Section 296 of Canada’s Criminal Code R.S.C., 1985, c. C-46 currently states:

Blasphemous Libel


296 (1) Every one who publishes a blasphemous libel is guilty of an indictable offence and liable to imprisonment for a term not exceeding two years.

Question of fact

(2) It is a question of fact whether or not any matter that is published is a blasphemous libel.


(3) No person shall be convicted of an offence under this section for expressing in good faith and in decent language, or attempting to establish by argument used in good faith and conveyed in decent language, an opinion on a religious subject.

However, section 30 of Bill C-51, which was introduced by federal Justice Minister Jody Wilson-Raybould (Member of Parliament for the electoral district of Vancouver Granville) on June 6, 2017, reads:

30 Section 296 of the Act and the heading before it are repealed.

The repeal of section 296 is very small and unheralded section of a much larger Bill C-51, that will, among other things, remove from the Criminal Code sections already found by Canada’s Supreme Court of Canada to be unconstitutional. However, the constitutionality of section 296 has not yet been tested in court.

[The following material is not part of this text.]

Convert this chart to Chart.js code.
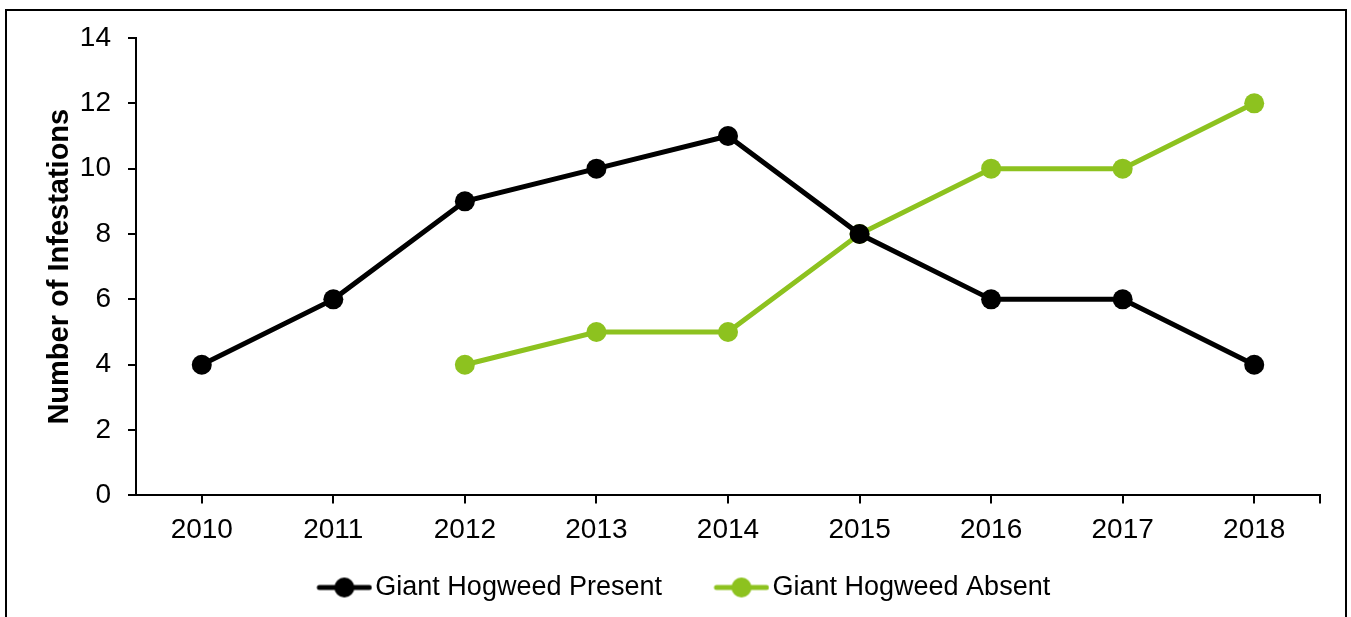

Coming as it does in an era when progressives, theocrats and others are demanding unearned, automatic, and legally-enforced respect and reverence for whatever beliefs, gods, cultural practices, or opinions they may have (see for example Canada’s recent federal “anti-Islamophobia” motion M103; its recognition and protection of “gender” in Bill C-16; and the Province of Ontario’s own provincial Islamophobia motion, which I have opposed as leader of the Freedom Party of Ontario), the repeal of Canada’s law against blasphemous libel is a ray of hope to those concerned about the survival of their freedom to think and to speak their mind.